Toward single-photon detection with superconducting niobium diselenide nanowires
Pietro Metuh, Athanasios Paralikis, Paweł Wyborski, Sherwan Jamo, Alessandro Palermo, Lucio Zugliani, Matteo Barbone, Kai Müller, Niels Gregersen, Saulius Vaitiekėnas, Jonathan Finley, Battulga Munkhbat
TL;DR
This work demonstrates single-photon detection using few-layer NbSe$_2$ nanowires fully encapsulated with hBN, preserving superconductivity after nanofabrication and enabling on-chip photonic integration. The devices achieve high optical responsivity across 650–1550 nm, with a 1/e recovery time around 135 ns and system timing jitter near 1.1 ns, while showing a detectable, albeit low, system detection efficiency at near-critical bias. Attenuated pulsed measurements provide evidence of single-photon sensitivity, yielding up to 33% pulse-detection probability at 1 MHz and a linear count response with photon number. The results position NbSe$_2$-based SNSPDs as a viable, scalable platform for ultrathin, crystalline detectors in quantum photonics, with clear pathways for integration and performance optimization.
Abstract
We present superconducting nanowire single-photon detectors (SNSPDs) based on few-layer NbSe$_2$ fully encapsulated with hexagonal boron nitride (hBN), demonstrating single-photon sensitivity. Our fabrication process preserves the superconducting properties of NbSe$_2$ in nanowires, as confirmed by low-temperature transport measurements that show a critical temperature of $T_c \approx 6.5$ K, comparable to the reported values for unpatterned sheets, and it maintains a contact resistance of $\sim 50 \, Ω$ at $T = 4$ K. Meandered NbSe$_2$ nanowires exhibit a responsivity of up to $4.9 \times 10^4$ V/W over a spectral range of 650-1550 nm in a closed-cycle cryostat at 4 K, outperforming planar and short-wire devices.
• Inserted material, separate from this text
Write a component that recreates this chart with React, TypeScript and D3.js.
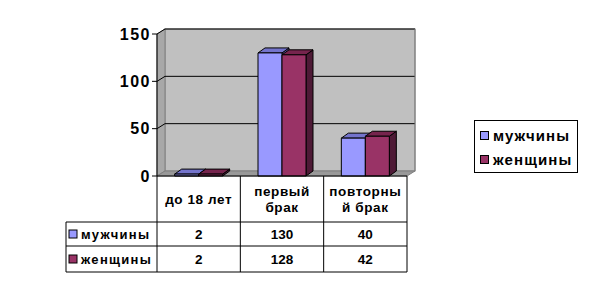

The devices achieve a $1/e$ recovery time of $τ= (135 \pm 36)$ ns, system timing jitter of $j_\text{sys} = (1103 \pm 7)$ ps, and detection efficiency of $\sim 0.01\%$ at $0.95I_c$, with a linear increase in detection probability confirming the single-photon operation. Furthermore, measurements under attenuated pulsed laser (1 MHz) indicate a success rate of up to $33\%$ in detecting individual optical pulses, establishing the platform as a promising candidate for developing efficient single-photon detectors.